— Begin Data to process —

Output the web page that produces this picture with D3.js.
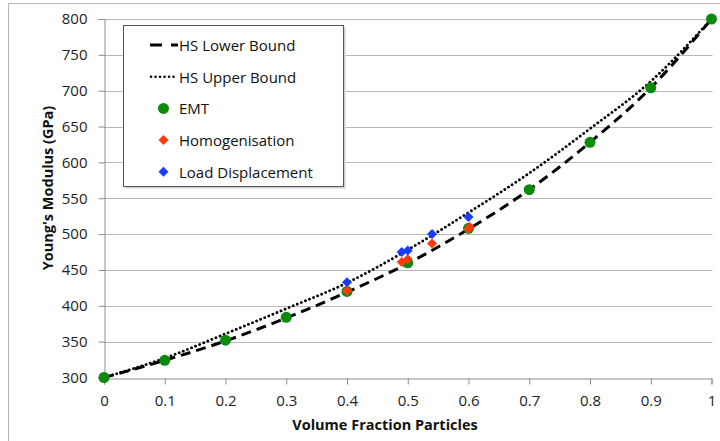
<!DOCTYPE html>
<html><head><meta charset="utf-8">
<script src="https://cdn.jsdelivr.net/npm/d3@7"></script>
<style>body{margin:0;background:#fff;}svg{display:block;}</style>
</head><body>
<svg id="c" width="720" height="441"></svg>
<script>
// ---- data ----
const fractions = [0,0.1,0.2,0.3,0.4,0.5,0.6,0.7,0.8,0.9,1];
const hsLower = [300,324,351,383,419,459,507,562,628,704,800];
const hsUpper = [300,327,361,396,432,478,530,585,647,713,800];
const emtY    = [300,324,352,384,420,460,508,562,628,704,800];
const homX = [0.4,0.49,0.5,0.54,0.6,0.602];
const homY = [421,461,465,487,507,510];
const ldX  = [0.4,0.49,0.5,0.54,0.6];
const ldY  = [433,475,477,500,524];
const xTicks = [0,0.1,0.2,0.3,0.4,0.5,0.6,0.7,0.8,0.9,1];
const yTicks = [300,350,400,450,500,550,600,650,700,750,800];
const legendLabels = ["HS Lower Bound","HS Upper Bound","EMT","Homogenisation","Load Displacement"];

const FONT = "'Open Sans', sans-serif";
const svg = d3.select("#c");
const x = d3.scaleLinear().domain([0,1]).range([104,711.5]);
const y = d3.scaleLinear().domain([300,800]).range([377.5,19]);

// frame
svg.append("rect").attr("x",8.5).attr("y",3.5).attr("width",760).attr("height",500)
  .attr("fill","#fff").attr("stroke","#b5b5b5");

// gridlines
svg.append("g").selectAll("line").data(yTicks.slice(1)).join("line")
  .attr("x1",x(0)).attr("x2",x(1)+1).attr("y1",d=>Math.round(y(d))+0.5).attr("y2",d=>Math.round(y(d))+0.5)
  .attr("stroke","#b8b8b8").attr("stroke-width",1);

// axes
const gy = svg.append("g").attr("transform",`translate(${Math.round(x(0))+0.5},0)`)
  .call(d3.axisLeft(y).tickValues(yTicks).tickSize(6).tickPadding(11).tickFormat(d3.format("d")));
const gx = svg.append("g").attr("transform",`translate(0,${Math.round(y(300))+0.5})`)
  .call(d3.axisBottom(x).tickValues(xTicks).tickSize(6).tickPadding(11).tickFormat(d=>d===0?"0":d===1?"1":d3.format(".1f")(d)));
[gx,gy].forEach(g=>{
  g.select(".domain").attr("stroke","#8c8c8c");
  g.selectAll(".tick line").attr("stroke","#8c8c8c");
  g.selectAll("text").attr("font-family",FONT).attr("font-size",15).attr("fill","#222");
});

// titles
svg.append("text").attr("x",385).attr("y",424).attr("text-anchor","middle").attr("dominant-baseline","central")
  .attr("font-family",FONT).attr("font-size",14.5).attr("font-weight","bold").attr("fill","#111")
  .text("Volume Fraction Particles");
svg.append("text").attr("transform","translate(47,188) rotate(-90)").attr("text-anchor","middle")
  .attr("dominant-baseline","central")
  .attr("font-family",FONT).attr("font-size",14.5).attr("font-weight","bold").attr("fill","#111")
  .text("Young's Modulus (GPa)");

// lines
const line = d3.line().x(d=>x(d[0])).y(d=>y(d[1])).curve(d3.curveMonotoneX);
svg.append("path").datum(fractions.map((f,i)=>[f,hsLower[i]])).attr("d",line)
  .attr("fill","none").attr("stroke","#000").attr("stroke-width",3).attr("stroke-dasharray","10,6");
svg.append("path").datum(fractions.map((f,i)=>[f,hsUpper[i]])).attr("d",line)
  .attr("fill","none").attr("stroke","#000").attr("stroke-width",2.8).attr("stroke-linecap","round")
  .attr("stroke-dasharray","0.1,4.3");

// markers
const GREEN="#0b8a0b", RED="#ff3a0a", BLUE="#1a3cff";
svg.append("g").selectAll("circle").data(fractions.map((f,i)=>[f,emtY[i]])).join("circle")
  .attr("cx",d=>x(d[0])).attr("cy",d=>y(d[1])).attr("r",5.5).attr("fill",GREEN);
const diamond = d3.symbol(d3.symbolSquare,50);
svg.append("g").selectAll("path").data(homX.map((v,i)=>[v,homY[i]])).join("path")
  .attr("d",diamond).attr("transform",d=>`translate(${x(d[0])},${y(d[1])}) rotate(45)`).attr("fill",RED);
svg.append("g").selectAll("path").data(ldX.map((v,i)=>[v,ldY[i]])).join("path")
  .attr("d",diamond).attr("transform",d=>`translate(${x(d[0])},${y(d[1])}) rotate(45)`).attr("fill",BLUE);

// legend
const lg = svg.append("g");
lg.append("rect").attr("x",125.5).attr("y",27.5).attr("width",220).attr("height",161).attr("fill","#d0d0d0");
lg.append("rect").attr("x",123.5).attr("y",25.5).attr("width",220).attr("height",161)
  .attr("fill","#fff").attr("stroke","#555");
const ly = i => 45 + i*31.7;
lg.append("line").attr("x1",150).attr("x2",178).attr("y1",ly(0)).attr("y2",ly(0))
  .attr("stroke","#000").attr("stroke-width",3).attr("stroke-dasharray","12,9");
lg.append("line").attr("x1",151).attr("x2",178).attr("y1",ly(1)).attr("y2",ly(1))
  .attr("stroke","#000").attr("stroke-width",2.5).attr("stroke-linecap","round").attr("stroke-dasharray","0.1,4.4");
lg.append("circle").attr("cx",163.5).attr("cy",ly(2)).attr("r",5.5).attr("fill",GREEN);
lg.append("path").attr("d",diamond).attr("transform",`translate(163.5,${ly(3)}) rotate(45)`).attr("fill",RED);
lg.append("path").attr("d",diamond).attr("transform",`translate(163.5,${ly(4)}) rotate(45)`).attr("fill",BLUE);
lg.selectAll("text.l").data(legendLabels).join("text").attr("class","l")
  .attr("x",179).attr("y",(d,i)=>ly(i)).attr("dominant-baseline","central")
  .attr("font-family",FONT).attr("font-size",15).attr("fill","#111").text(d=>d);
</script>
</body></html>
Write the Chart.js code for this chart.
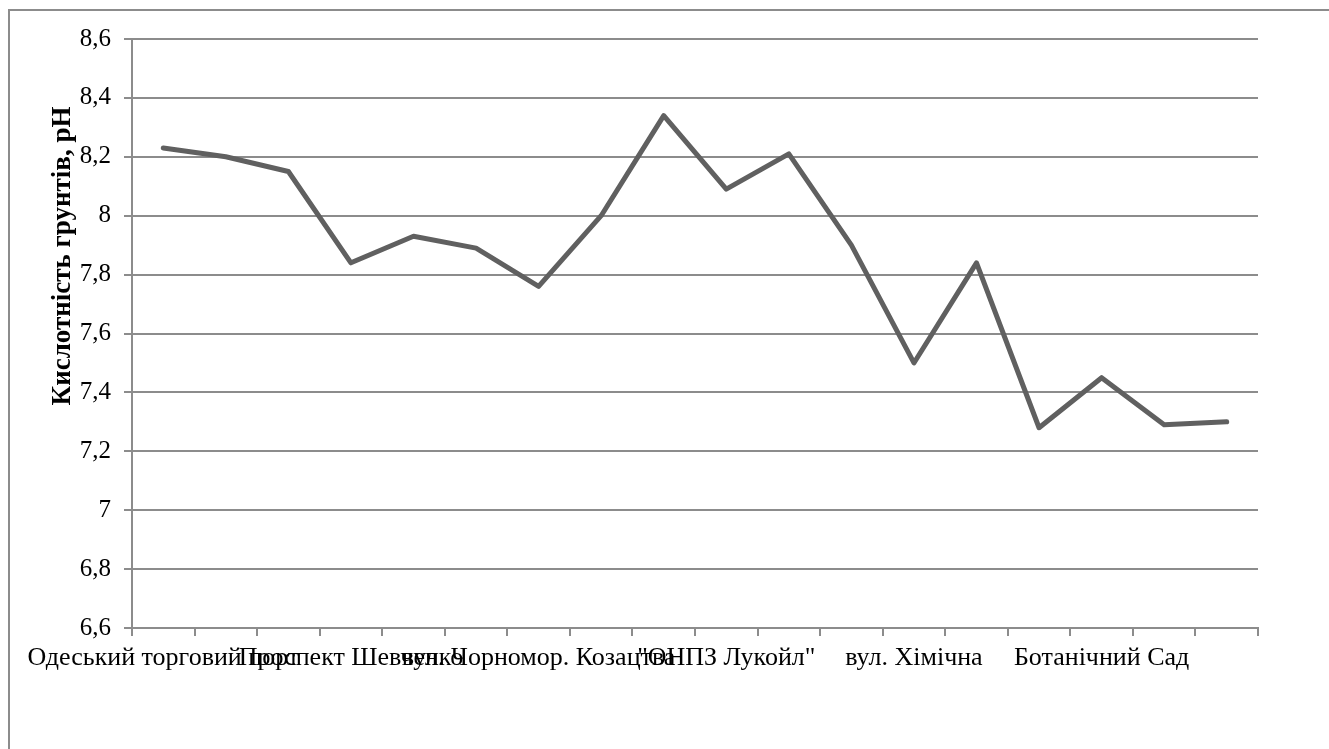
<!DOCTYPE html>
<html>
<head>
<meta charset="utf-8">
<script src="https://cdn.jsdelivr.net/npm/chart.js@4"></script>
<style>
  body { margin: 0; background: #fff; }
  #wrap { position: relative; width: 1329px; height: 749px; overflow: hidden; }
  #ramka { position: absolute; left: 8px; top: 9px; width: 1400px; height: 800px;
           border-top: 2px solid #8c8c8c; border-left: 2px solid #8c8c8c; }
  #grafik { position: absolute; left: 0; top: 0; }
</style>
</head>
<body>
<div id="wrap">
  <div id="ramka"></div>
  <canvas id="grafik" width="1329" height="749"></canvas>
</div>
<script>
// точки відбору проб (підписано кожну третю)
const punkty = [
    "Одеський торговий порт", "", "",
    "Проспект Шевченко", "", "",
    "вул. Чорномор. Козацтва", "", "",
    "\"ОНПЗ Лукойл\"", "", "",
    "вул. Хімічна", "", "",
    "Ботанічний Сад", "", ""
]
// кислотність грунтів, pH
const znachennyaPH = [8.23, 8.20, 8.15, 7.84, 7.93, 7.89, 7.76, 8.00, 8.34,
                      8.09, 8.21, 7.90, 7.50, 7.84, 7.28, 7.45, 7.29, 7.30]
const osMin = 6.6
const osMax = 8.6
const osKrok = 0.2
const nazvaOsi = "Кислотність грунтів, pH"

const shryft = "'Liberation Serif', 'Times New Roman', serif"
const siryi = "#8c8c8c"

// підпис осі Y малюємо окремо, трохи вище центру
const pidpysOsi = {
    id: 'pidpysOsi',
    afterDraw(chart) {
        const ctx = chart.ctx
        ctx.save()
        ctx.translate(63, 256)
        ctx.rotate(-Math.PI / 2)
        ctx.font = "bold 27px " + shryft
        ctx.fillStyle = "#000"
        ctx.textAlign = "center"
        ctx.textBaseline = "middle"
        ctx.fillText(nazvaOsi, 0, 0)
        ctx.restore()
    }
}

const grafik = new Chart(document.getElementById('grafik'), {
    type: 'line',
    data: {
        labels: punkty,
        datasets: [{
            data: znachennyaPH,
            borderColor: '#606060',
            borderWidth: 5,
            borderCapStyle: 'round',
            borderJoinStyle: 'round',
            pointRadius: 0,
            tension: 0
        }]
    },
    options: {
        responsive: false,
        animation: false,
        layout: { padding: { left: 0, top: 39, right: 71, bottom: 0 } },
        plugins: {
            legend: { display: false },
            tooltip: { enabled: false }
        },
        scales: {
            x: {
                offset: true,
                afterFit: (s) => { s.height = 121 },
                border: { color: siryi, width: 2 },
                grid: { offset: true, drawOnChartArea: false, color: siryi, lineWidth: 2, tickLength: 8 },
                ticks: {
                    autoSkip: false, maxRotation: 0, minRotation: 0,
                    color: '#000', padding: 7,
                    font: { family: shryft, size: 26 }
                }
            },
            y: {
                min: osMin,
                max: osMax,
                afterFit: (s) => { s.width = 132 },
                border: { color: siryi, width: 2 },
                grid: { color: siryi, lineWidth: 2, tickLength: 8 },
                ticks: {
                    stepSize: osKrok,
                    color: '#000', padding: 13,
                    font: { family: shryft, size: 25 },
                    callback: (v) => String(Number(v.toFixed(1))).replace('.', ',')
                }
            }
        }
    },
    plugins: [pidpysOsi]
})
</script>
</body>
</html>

— End Data to process —

What you have to do: Find every line in the records above that holds the word "this", and copy each one.

Written response:
Output the web page that produces this picture with D3.js.
Write the Chart.js code for this chart.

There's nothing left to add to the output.